Chief Secretary to the Treasury, Danny Alexander, said

'This is good news for North East Scotland and the whole of the UK. At the Budget, the Government set out ambitious measures to stimulate billions of pounds of new investment in the North Sea, increasing production and creating jobs. Today’s deal between EnQuest and KUFPEC, bringing up to £300m of foreign investment into the North Sea, proves that the UK continental shelf remains an attractive prospect. The Government will continue working with the industry in the North Sea to get the most of what is a huge national asset.'

Further details of the transaction

KUFPEC will pay its pro rata share of costs effective from 1 January 2012 and will also pay up to $182m in future contributions for past costs and development carry, in relation to EnQuest’s remaining interest in Alma/Galia.

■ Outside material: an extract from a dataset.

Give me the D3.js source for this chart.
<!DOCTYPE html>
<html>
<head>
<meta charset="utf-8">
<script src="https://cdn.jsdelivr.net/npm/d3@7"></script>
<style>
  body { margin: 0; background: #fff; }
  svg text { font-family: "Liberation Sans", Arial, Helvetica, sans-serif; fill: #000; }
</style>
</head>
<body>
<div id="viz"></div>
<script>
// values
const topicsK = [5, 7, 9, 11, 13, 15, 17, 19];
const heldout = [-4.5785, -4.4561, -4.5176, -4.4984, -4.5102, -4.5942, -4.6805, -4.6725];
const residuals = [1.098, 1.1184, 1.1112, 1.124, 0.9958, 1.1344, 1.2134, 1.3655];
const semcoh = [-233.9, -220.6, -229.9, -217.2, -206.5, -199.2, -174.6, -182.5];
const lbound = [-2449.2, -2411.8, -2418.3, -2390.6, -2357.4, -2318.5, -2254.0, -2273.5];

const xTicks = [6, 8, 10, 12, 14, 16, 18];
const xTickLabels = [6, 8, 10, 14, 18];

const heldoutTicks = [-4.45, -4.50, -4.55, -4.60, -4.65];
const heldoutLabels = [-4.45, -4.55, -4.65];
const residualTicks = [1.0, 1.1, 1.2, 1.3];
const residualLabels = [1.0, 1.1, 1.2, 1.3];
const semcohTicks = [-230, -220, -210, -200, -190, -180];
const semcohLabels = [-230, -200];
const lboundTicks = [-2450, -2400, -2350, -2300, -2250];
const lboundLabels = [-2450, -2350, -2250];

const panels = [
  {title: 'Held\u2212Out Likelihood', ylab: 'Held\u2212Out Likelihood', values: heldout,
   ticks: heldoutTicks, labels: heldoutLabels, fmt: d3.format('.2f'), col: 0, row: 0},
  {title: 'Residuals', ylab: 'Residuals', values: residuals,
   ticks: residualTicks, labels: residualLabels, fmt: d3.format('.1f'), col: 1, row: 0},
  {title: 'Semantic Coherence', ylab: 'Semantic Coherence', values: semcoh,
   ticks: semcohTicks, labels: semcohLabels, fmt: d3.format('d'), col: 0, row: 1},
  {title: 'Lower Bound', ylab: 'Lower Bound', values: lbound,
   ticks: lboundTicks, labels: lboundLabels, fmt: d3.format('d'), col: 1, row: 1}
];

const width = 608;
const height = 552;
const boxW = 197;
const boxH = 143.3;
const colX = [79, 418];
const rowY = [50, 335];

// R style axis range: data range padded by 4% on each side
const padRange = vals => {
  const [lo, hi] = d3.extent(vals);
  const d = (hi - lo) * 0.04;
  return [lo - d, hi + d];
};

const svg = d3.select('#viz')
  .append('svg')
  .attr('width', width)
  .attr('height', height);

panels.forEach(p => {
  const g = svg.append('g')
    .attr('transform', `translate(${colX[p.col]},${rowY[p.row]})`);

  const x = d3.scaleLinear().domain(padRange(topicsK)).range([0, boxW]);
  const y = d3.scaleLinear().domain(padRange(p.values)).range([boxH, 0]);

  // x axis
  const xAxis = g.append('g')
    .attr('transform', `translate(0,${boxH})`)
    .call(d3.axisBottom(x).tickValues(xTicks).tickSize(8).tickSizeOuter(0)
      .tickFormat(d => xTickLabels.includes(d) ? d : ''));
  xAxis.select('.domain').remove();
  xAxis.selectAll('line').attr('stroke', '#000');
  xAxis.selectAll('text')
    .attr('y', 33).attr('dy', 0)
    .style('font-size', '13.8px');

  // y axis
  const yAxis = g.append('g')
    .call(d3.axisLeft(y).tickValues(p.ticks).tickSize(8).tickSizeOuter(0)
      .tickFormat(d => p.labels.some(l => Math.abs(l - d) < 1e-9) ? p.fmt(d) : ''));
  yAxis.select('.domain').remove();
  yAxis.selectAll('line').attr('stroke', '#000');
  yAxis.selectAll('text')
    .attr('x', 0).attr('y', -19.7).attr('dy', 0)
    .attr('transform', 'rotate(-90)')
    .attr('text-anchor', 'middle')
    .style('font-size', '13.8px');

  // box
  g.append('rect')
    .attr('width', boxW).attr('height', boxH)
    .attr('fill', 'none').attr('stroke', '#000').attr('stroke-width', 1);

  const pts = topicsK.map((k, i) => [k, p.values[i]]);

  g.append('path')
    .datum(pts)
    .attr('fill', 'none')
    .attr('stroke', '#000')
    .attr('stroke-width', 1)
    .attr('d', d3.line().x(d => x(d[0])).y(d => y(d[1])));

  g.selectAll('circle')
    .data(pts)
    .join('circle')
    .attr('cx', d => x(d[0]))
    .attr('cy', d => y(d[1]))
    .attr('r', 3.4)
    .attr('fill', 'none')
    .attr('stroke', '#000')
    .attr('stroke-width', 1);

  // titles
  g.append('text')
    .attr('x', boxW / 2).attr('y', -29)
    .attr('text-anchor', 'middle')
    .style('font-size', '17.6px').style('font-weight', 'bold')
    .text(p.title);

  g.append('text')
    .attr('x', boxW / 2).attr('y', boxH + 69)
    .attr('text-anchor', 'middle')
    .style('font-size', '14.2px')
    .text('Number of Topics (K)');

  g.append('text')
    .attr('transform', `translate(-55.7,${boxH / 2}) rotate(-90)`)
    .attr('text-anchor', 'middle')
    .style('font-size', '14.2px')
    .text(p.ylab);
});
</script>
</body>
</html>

The capital cost of the project is being revised to include some additional costs relating to increased scope, intended to extend the life of the oil field. EnQuest anticipates costs of the development of approx. $1bn. If KUFPEC does not recover its costs by 1 January 2017, then it will receive 50% of revenue less operating costs until those costs have been recovered.

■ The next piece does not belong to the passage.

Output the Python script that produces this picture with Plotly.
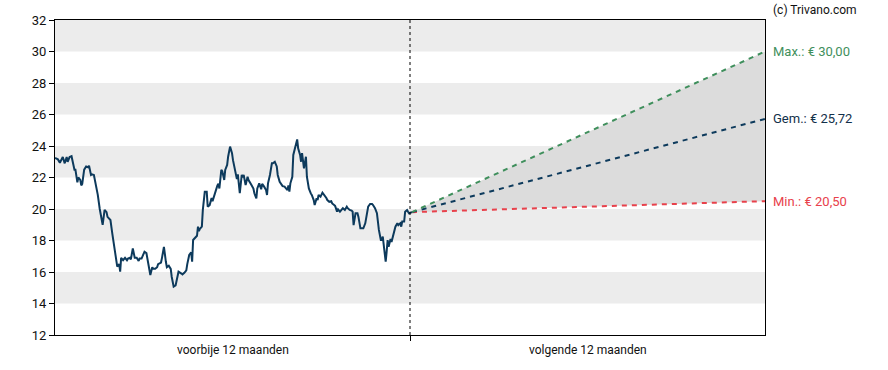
import plotly.graph_objects as go

# --- data ---
hist_days = [-365, -362, -360, -357, -355, -353, -352, -350, -348, -345, -344, -342, -341, -339, -338, -337,
             -335, -333, -331, -330, -328, -327, -325, -323, -321, -319, -317, -316, -314, -312, -311, -308,
             -306, -304, -302, -301, -299, -298, -297, -295, -293, -291, -290, -288, -287, -285, -283, -281,
             -279, -278, -276, -273, -271, -269, -267, -265, -264, -262, -260, -259, -256, -255, -253, -251,
             -250, -248, -246, -245, -243, -241, -240, -238, -235, -234, -232, -230, -229, -227, -225, -224,
             -223, -221, -219, -218, -217, -216, -214, -213, -211, -209, -208, -206, -204, -203, -200, -198,
             -197, -196, -194, -193, -191, -190, -188, -187, -185, -183, -182, -180, -178, -177, -175, -173,
             -172, -171, -169, -167, -166, -163, -161, -160, -158, -157, -155, -153, -152, -150, -148, -147,
             -146, -144, -142, -141, -139, -137, -136, -134, -132, -131, -129, -126, -125, -124, -123, -121,
             -120, -118, -116, -115, -113, -112, -111, -109, -107, -106, -104, -102, -101, -99, -98, -96,
             -95, -94, -92, -90, -88, -86, -85, -83, -81, -80, -78, -77, -75, -74, -72, -70,
             -69, -67, -65, -64, -62, -60, -59, -58, -56, -54, -53, -51, -49, -48, -46, -44,
             -43, -41, -39, -38, -36, -34, -33, -32, -30, -29, -28, -27, -26, -25, -24, -23,
             -22, -20, -19, -17, -15, -13, -12, -10, -9, -8, -6, -5, -3, -2, -1, 1, 2]
hist_price = [23.24, 23.15, 22.94, 23.3, 22.9, 23.3, 23.0, 23.3, 23.35, 22.5, 22.5, 21.7, 22.0, 21.85, 21.5, 21.6,
              22.5, 22.7, 22.65, 22.75, 22.16, 22.2, 22.16, 21.6, 20.9, 20.0, 19.2, 19.0, 19.94, 19.8, 19.5, 19.3,
              18.4, 17.6, 16.7, 16.34, 16.5, 16.02, 16.9, 16.75, 16.9, 16.75, 16.85, 16.9, 16.8, 17.5, 16.9, 16.9,
              16.7, 16.85, 16.85, 17.29, 17.2, 16.34, 15.81, 16.3, 16.2, 16.2, 16.3, 16.5, 16.6, 16.9, 17.6, 16.65,
              16.3, 16.4, 16.2, 15.7, 15.07, 15.15, 15.5, 16.02, 15.9, 15.85, 15.95, 16.1, 16.5, 17.08, 17.25, 16.65,
              18.03, 18.2, 18.3, 18.88, 18.6, 18.75, 18.88, 19.94, 21.1, 21.1, 20.15, 20.25, 20.7, 20.5, 21.2, 21.5,
              21.6, 21.3, 22.48, 22.4, 21.84, 22.48, 22.8, 23.32, 23.96, 23.55, 23.1, 22.5, 21.9, 22.2, 21.0, 22.16,
              22.0, 22.16, 21.52, 22.05, 21.84, 21.52, 21.3, 21.0, 20.68, 21.3, 21.63, 21.25, 21.6, 21.42, 21.2, 20.89,
              21.63, 22.16, 22.9, 22.9, 23.0, 22.7, 22.16, 21.73, 21.5, 21.45, 21.42, 21.2, 21.5, 21.1, 21.63, 22.05,
              23.43, 23.85, 24.42, 23.85, 23.43, 23.0, 23.55, 22.58, 23.32, 22.05, 21.31, 20.99, 20.89, 20.57, 20.25, 20.68,
              20.57, 20.89, 20.78, 21.04, 20.89, 20.7, 20.57, 20.46, 20.5, 20.35, 20.25, 20.2, 19.83, 19.98, 19.83, 19.98,
              20.05, 19.94, 20.15, 20.05, 19.94, 19.9, 19.83, 18.98, 19.73, 19.73, 19.5, 18.77, 18.77, 18.77, 19.09, 19.73,
              20.15, 20.32, 20.32, 20.25, 20.05, 19.73, 19.09, 18.67, 18.03, 18.03, 18.25, 17.8, 17.29, 16.65, 17.29, 18.03,
              17.6, 18.1, 17.9, 18.35, 18.88, 19.09, 18.98, 19.09, 18.88, 19.2, 19.2, 19.83, 19.94, 19.83, 19.73, 19.78, 19.8]

horizon_days = 365
target_max = 30.00
target_avg = 25.72
target_min = 20.50

period_labels = ["voorbije 12 maanden", "volgende 12 maanden"]
y_ticks = [12, 14, 16, 18, 20, 22, 24, 26, 28, 30, 32]

FONT = "Roboto, Arial, sans-serif"
NAVY = "#0d3a5c"
GREEN = "#3f8f5c"
RED = "#e8414b"
BAND = "#ececec"
FILL = "#dcdcdc"

start_x = hist_days[-1]
start_y = hist_price[-1]

fig = go.Figure()

# forecast range fill
fig.add_trace(go.Scatter(
    x=[start_x, horizon_days, horizon_days, start_x],
    y=[start_y, target_max, target_min, start_y],
    fill="toself", fillcolor=FILL, mode="none", hoverinfo="skip", showlegend=False))

# history
fig.add_trace(go.Scatter(x=hist_days, y=hist_price, mode="lines",
                         line=dict(color=NAVY, width=2), showlegend=False))

for val, col in [(target_min, RED), (target_avg, NAVY), (target_max, GREEN)]:
    fig.add_trace(go.Scatter(x=[start_x, horizon_days], y=[start_y, val], mode="lines",
                             line=dict(color=col, width=2, dash="5px,5px"), showlegend=False))

shapes = []
for lo in [14, 18, 22, 26, 30]:
    shapes.append(dict(type="rect", xref="paper", yref="y", x0=0, x1=1, y0=lo, y1=lo + 2,
                       fillcolor=BAND, line=dict(width=0), layer="below"))
shapes.append(dict(type="line", xref="x", yref="paper", x0=0, x1=0, y0=0, y1=1,
                   line=dict(color="black", width=1, dash="dot"), layer="above"))

annotations = [
    dict(x=-horizon_days / 2, y=-0.02, xref="x", yref="paper", text=period_labels[0], showarrow=False,
         yanchor="top", font=dict(family=FONT, size=12, color="#111")),
    dict(x=horizon_days / 2, y=-0.02, xref="x", yref="paper", text=period_labels[1], showarrow=False,
         yanchor="top", font=dict(family=FONT, size=12, color="#111")),
    dict(x=1.008, y=target_max, xref="paper", yref="y", text="Max.: € 30,00", showarrow=False,
         xanchor="left", font=dict(family=FONT, size=13, color=GREEN)),
    dict(x=1.008, y=target_avg, xref="paper", yref="y", text="Gem.: € 25,72", showarrow=False,
         xanchor="left", font=dict(family=FONT, size=13, color="#12304a")),
    dict(x=1.008, y=target_min, xref="paper", yref="y", text="Min.: € 20,50", showarrow=False,
         xanchor="left", font=dict(family=FONT, size=13, color=RED)),
    dict(x=1.008, y=1.0, xref="paper", yref="paper", text="(c) Trivano.com", showarrow=False,
         xanchor="left", yanchor="bottom", yshift=1, font=dict(family=FONT, size=12, color="#111")),
]

fig.update_layout(
    width=888, height=370,
    margin=dict(l=55, r=123, t=20, b=35),
    paper_bgcolor="white", plot_bgcolor="white",
    shapes=shapes, annotations=annotations,
    font=dict(family=FONT, size=12, color="#111"),
    xaxis=dict(range=[-horizon_days, horizon_days], tickvals=[0], ticktext=[""], automargin=False,
               ticks="outside", ticklen=5, tickcolor="black", showgrid=False, zeroline=False,
               showline=True, linecolor="black", linewidth=1, mirror=True, fixedrange=True),
    yaxis=dict(range=[12, 32], tickvals=y_ticks, ticks="outside", ticklen=5, tickcolor="black",
               automargin=False,
               showgrid=False, zeroline=False, showline=True, linecolor="black", linewidth=1,
               mirror=True, tickfont=dict(family=FONT, size=13, color="#111")),
)

# remove the default page margin so the figure fills the 888x370 window exactly
fig.write_html("out.html", config={"displayModeBar": False},
               post_script="document.body.style.margin='0';")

EnQuest Alma/Galia net production post this transaction’s completion

EnQuest previously announced that it anticipated peak production of over 20,000 Boepd from Alma/Galia, following first oil, expected in Q4 2013; this was based on EnQuest having a 100% interest in Alma/Galia. Whilst the farm out significantly enhances the economics of the project, by farming out 35% of the gross production EnQuest will therefore reduce its net production, by approx. 7,000 Boepd in 2014 and by approx. 1,750 Boepd in 2013. EnQuest’s overall company net production outlook will similarly be reduced.

Additional background to Alma/Galia

The Alma field, previously known as the Argyll field was the first oil field to be developed in the UK North Sea. Alma was previously abandoned at a relatively low water cut of 70%, using the technology available at the time. First production is anticipated in Q4 2013, with peak gross production of over 20,000 Boepd. Alma/Galia is estimated to contain a gross 29 MMBoe, in 2P reserves. The development is planned to consist of 7 production wells and 2 water injection/disposal wells, tied back to the modified EnQuest Producer, FPSO vessel. The development plan is designed to be capable of processing high water cut levels up to 95%.